使用line_profiler模塊會拖慢函數，從3秒慢到了8秒。運行結果是函數逐行的耗時，其中： - Hits：該行執行次數 - Time：該行總耗時（微秒） - % Time：該行占函數總耗時的百分比。

耗時最多的三行，功能分別是控制每個像素點的迭代次數（max_iters 次）、曼德勃羅集的迭代公式（復數運算）、和檢查曼德勃羅集（Mandelbrot）的逃逸條件（判斷復數 z 的模是否超過閾值 upper_bound），耗時多的原因是執行次數過多，各執行了7,257,560 次，每次都要運行復數平方運算（z ** 2）和復數的模（np.abs(z)）需要浮點計算。

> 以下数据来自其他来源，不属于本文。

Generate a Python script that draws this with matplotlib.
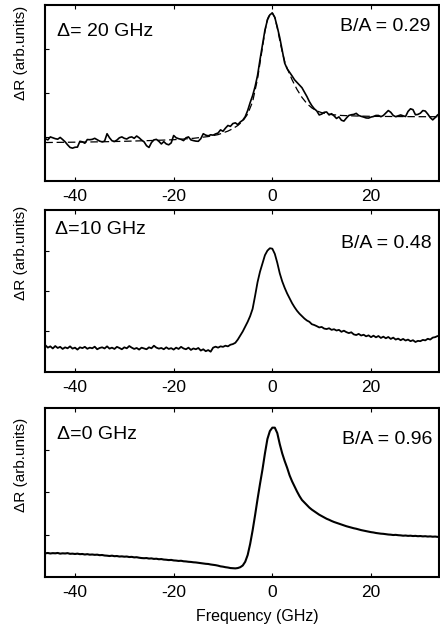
import numpy as np
import matplotlib
matplotlib.use('Agg')
import matplotlib.pyplot as plt
import matplotlib.transforms as mtransforms

plt.rcParams['font.family'] = ['Liberation Sans', 'DejaVu Sans']

# frequency grid of the traces [GHz]
freq = [
    -46.0, -45.5, -45.0, -44.5, -44.0, -43.5, -43.0, -42.5, -42.0, -41.5,
    -41.0, -40.5, -40.0, -39.5, -39.0, -38.5, -38.0, -37.5, -37.0, -36.5,
    -36.0, -35.5, -35.0, -34.5, -34.0, -33.5, -33.0, -32.5, -32.0, -31.5,
    -31.0, -30.5, -30.0, -29.5, -29.0, -28.5, -28.0, -27.5, -27.0, -26.5,
    -26.0, -25.5, -25.0, -24.5, -24.0, -23.5, -23.0, -22.5, -22.0, -21.5,
    -21.0, -20.5, -20.0, -19.5, -19.0, -18.5, -18.0, -17.5, -17.0, -16.5,
    -16.0, -15.5, -15.0, -14.5, -14.0, -13.5, -13.0, -12.5, -12.0, -11.5,
    -11.0, -10.5, -10.0, -9.5, -9.0, -8.5, -8.0, -7.5, -7.0, -6.5,
    -6.0, -5.5, -5.0, -4.5, -4.0, -3.5, -3.0, -2.5, -2.0, -1.5,
    -1.0, -0.5, 0.0, 0.5, 1.0, 1.5, 2.0, 2.5, 3.0, 3.5,
    4.0, 4.5, 5.0, 5.5, 6.0, 6.5, 7.0, 7.5, 8.0, 8.5,
    9.0, 9.5, 10.0, 10.5, 11.0, 11.5, 12.0, 12.5, 13.0, 13.5,
    14.0, 14.5, 15.0, 15.5, 16.0, 16.5, 17.0, 17.5, 18.0, 18.5,
    19.0, 19.5, 20.0, 20.5, 21.0, 21.5, 22.0, 22.5, 23.0, 23.5,
    24.0, 24.5, 25.0, 25.5, 26.0, 26.5, 27.0, 27.5, 28.0, 28.5,
    29.0, 29.5, 30.0, 30.5, 31.0, 31.5, 32.0, 32.5, 33.0, 33.5,
    34.0]

# Delta = 20 GHz, measured
dR_20 = [
    0.240, 0.233, 0.250, 0.245, 0.240, 0.237, 0.247, 0.235, 0.222, 0.205,
    0.190, 0.186, 0.191, 0.192, 0.225, 0.222, 0.214, 0.235, 0.234, 0.236,
    0.242, 0.234, 0.226, 0.222, 0.226, 0.268, 0.245, 0.228, 0.224, 0.232,
    0.245, 0.250, 0.242, 0.238, 0.247, 0.250, 0.242, 0.255, 0.245, 0.232,
    0.222, 0.200, 0.190, 0.218, 0.233, 0.236, 0.225, 0.210, 0.223, 0.210,
    0.205, 0.216, 0.258, 0.245, 0.240, 0.236, 0.229, 0.245, 0.250, 0.233,
    0.229, 0.226, 0.225, 0.240, 0.268, 0.260, 0.256, 0.262, 0.260, 0.267,
    0.272, 0.290, 0.282, 0.300, 0.315, 0.310, 0.326, 0.330, 0.320, 0.335,
    0.345, 0.365, 0.400, 0.445, 0.485, 0.536, 0.600, 0.690, 0.775, 0.858,
    0.915, 0.945, 0.955, 0.930, 0.875, 0.815, 0.744, 0.670, 0.638, 0.618,
    0.597, 0.575, 0.560, 0.545, 0.530, 0.505, 0.480, 0.451, 0.428, 0.410,
    0.398, 0.375, 0.380, 0.390, 0.392, 0.375, 0.382, 0.370, 0.355, 0.364,
    0.345, 0.340, 0.357, 0.372, 0.376, 0.378, 0.384, 0.372, 0.367, 0.363,
    0.358, 0.357, 0.363, 0.366, 0.372, 0.372, 0.365, 0.372, 0.386, 0.400,
    0.390, 0.372, 0.365, 0.370, 0.375, 0.370, 0.366, 0.395, 0.410, 0.405,
    0.376, 0.378, 0.385, 0.400, 0.397, 0.380, 0.360, 0.347, 0.360, 0.375,
    0.384]

# Delta = 20 GHz, fit (dashed)
fit_freq = [-46, -40, -35, -30, -25, -20, -16, -13, -11, -9, -8, -7, -6, -5,
            -4, -3, -2.5, -2, -1.5, -1, -0.5, 0, 0.5, 1, 1.5, 2, 2.5, 3, 4,
            5, 6, 7, 8, 9, 10, 12, 14, 17, 20, 25, 30, 34]
fit_20 = [0.218, 0.220, 0.222, 0.225, 0.229, 0.234, 0.242, 0.252, 0.263,
          0.283, 0.297, 0.315, 0.340, 0.380, 0.450, 0.580, 0.670, 0.760,
          0.850, 0.920, 0.952, 0.955, 0.930, 0.870, 0.800, 0.735, 0.680,
          0.640, 0.575, 0.520, 0.475, 0.440, 0.415, 0.398, 0.388, 0.377,
          0.372, 0.369, 0.367, 0.366, 0.365, 0.365]

# Delta = 10 GHz, measured
dR_10 = [
    0.165, 0.150, 0.158, 0.145, 0.160, 0.148, 0.155, 0.142, 0.152, 0.146,
    0.158, 0.144, 0.150, 0.138, 0.152, 0.147, 0.155, 0.143, 0.150, 0.146,
    0.156, 0.140, 0.148, 0.152, 0.145, 0.158, 0.144, 0.150, 0.142, 0.155,
    0.148, 0.140, 0.152, 0.146, 0.160, 0.150, 0.142, 0.148, 0.138, 0.150,
    0.145, 0.140, 0.152, 0.146, 0.162, 0.150, 0.144, 0.148, 0.140, 0.152,
    0.142, 0.147, 0.138, 0.150, 0.142, 0.155, 0.145, 0.140, 0.150, 0.136,
    0.145, 0.140, 0.148, 0.132, 0.140, 0.128, 0.135, 0.125, 0.150, 0.156,
    0.150, 0.158, 0.155, 0.162, 0.158, 0.168, 0.172, 0.180, 0.200, 0.225,
    0.250, 0.280, 0.310, 0.345, 0.390, 0.470, 0.555, 0.620, 0.670, 0.722,
    0.750, 0.765, 0.762, 0.730, 0.675, 0.610, 0.560, 0.520, 0.485, 0.455,
    0.425, 0.400, 0.378, 0.360, 0.345, 0.330, 0.318, 0.310, 0.295, 0.290,
    0.283, 0.275, 0.278, 0.268, 0.265, 0.270, 0.260, 0.264, 0.256, 0.260,
    0.248, 0.255, 0.246, 0.240, 0.245, 0.232, 0.228, 0.235, 0.225, 0.230,
    0.220, 0.226, 0.215, 0.224, 0.214, 0.222, 0.210, 0.218, 0.208, 0.216,
    0.204, 0.212, 0.200, 0.206, 0.196, 0.204, 0.194, 0.200, 0.190, 0.196,
    0.185, 0.192, 0.190, 0.198, 0.195, 0.205, 0.200, 0.212, 0.215, 0.222,
    0.218]

# Delta = 0 GHz, measured
dR_0 = [
    0.140, 0.142, 0.139, 0.141, 0.140, 0.142, 0.138, 0.140, 0.139, 0.141,
    0.137, 0.138, 0.136, 0.138, 0.135, 0.136, 0.133, 0.135, 0.132, 0.133,
    0.131, 0.132, 0.129, 0.130, 0.127, 0.126, 0.124, 0.126, 0.123, 0.124,
    0.121, 0.122, 0.120, 0.121, 0.118, 0.119, 0.116, 0.117, 0.114, 0.112,
    0.111, 0.112, 0.109, 0.110, 0.107, 0.108, 0.105, 0.106, 0.103, 0.102,
    0.100, 0.101, 0.098, 0.097, 0.095, 0.096, 0.093, 0.092, 0.090, 0.089,
    0.087, 0.086, 0.084, 0.082, 0.080, 0.078, 0.077, 0.074, 0.072, 0.070,
    0.067, 0.063, 0.061, 0.058, 0.056, 0.053, 0.052, 0.051, 0.053, 0.058,
    0.068, 0.090, 0.130, 0.195, 0.275, 0.365, 0.460, 0.550, 0.635, 0.730,
    0.815, 0.862, 0.882, 0.882, 0.850, 0.785, 0.730, 0.685, 0.645, 0.600,
    0.565, 0.535, 0.505, 0.478, 0.455, 0.440, 0.425, 0.410, 0.398, 0.388,
    0.378, 0.368, 0.360, 0.352, 0.344, 0.338, 0.331, 0.325, 0.320, 0.315,
    0.310, 0.305, 0.300, 0.296, 0.292, 0.288, 0.285, 0.281, 0.277, 0.274,
    0.271, 0.268, 0.265, 0.263, 0.260, 0.258, 0.256, 0.255, 0.253, 0.251,
    0.250, 0.248, 0.249, 0.247, 0.246, 0.244, 0.245, 0.243, 0.244, 0.242,
    0.243, 0.241, 0.242, 0.240, 0.241, 0.239, 0.240, 0.238, 0.239, 0.237,
    0.238]

detuning_labels = ['\u0394= 20 GHz', '\u0394=10 GHz', '\u0394=0 GHz']
ratio_labels = ['B/A = 0.29', 'B/A = 0.48', 'B/A = 0.96']
xticks = [-40, -20, 0, 20]


fig = plt.figure(figsize=(4.40, 6.39), dpi=100)

# axes boxes [left, bottom, width, height] in figure fraction
boxes = [[0.102, 0.717, 0.896, 0.275],
         [0.102, 0.418, 0.896, 0.253],
         [0.102, 0.097, 0.896, 0.265]]
ax = [fig.add_axes(b) for b in boxes]

ax[0].plot(freq, dR_20, color='black', lw=1.2)
ax[0].plot(fit_freq, fit_20, color='black', lw=0.9, linestyle=(0, (6, 3)))
ax[1].plot(freq, dR_10, color='black', lw=1.3)
ax[2].plot(freq, dR_0, color='black', lw=1.5)

# text positions (axes fraction)
det_pos = [(0.030, 0.848), (0.025, 0.883), (0.030, 0.840)]
ratio_pos = [(0.977, 0.877), (0.980, 0.796), (0.982, 0.810)]
label_y = [0.727, 0.735, 0.660]

# minus sign hangs to the left of the tick
shift = mtransforms.ScaledTranslation(-6 / 100, 0, fig.dpi_scale_trans)

for i, _ax in enumerate(ax):
    _ax.set_xlim(-46.1, 33.8)
    _ax.set_ylim(0, 1)
    _ax.set_xticks(xticks)
    _ax.set_xticklabels([str(t) for t in xticks], fontsize=12.5)
    for t, lab in zip(xticks, _ax.get_xticklabels()):
        if t < 0:
            lab.set_transform(lab.get_transform() + shift)
    _ax.set_yticks([0.25, 0.5, 0.75])
    _ax.set_yticklabels([])
    _ax.tick_params(axis='x', direction='in', top=True, length=3, width=0.8, pad=6)
    _ax.tick_params(axis='y', direction='in', length=3, width=0.8)
    for sp in _ax.spines.values():
        sp.set_linewidth(1.5)
    _ax.text(det_pos[i][0], det_pos[i][1], detuning_labels[i], transform=_ax.transAxes,
             ha='left', va='center', fontsize=14)
    _ax.text(ratio_pos[i][0], ratio_pos[i][1], ratio_labels[i], transform=_ax.transAxes,
             ha='right', va='center', fontsize=14)
    _ax.set_ylabel('\u0394R (arb.units)', fontsize=11)
    _ax.yaxis.set_label_coords(-0.042, label_y[i])

ax[2].set_xlabel('Frequency (GHz)', fontsize=11.5)
ax[2].xaxis.set_label_coords(0.538, -0.19)

fig.savefig('out.png', dpi=100)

for i in range(max_iters):z = z ** 2 + cif np.abs(z) > upper_bound:

這三行代碼的運算時間之和占整體的92.1%，如果優化這里可以顯著降低算法運行時間，提高效率。

2.3 PyCUDA之gpuarray顯卡跑算法

2.3.1 “Hello World”

跟任意GPT要個gpuarray的“Hello World”代碼，可以得到類似如下代碼。注釋部分也是GPT添加的。

import numpy as np
#自動內存管理：使用 pycuda.autoinit 自動管理CUDA上下文，簡化了代碼，適合簡單的腳本。
import pycuda.autoinit
#PyCUDA 提供了類似 NumPy 的接口，使得在 GPU 上進行數組操作非常直觀和方便。
from pycuda import gpuarray
#創建主機數組：使用 NumPy 創建一個數組 host_data，包含元素 [1, 2, 3, 4, 5]，數據類型為 float32。dtype=np.float32 確保數組的數據類型為單精度浮點數，這對于GPU計算很重要，因為 GPU 在處理浮點數時通常更高效。確保主機數組和GPU數組的數據類型一致（如 float32）可以避免潛在的錯誤和性能問題。
host_data = np.array([1,2,3,4,5] , dtype=np.float32)
#將主機數組傳輸到 GPU：使用 gpuarray.to_gpu() 方法將主機數組 host_data 傳輸到 GPU 上，并存儲在 device_data 中。device_data 現在是一個GPU數組，存儲在 GPU 的顯存中。
device_data=gpuarray.to_gpu(host_data)
#在 GPU 上進行逐元素乘法操作：使用 2 * device_data 對 GPU 數組 device_data 中的每個元素乘以 2。這個操作在 GPU 上并行執行，速度比在 CPU 上逐元素操作快得多。結果存儲在新的 GPU 數組 device_data_x2 中。
device_data_x2 = 2 * device_data
#將結果從 GPU 傳輸回主機，使用 .get() 方法將 GPU 數組 device_data_x2 中的數據傳輸回主機內存，并存儲在 host_data_x2 中。host_data_x2 是一個 NumPy 數組，包含操作后的結果。
host_data_x2=device_data_x2.get()
print(host_data_x2)

運行一下，得到如下結果：

$ ../bin/python gpuarray.py 
[ 2.  4.  6.  8. 10.]

這是我們第一段在顯卡上直接運行代碼。

需要注意的是，向顯卡發送數據時，需要通過NumPy顯示聲明數據類型。這樣做的好處有兩個：

避免類型轉換帶來不必要的開銷，消耗更多的計算時間或內存；
后續會用CUDA C語言來內聯編寫代碼，必須為變量聲明規定具體的類型，否則C代碼無法工作，畢竟C是編譯型語言

2.3.2 GPU和CPU工作原理的差異

前文的案例中，逐元素乘以常量的操作，是可以并行化運行的，因為一個元素的計算并不依賴其他任何元素的計算結果。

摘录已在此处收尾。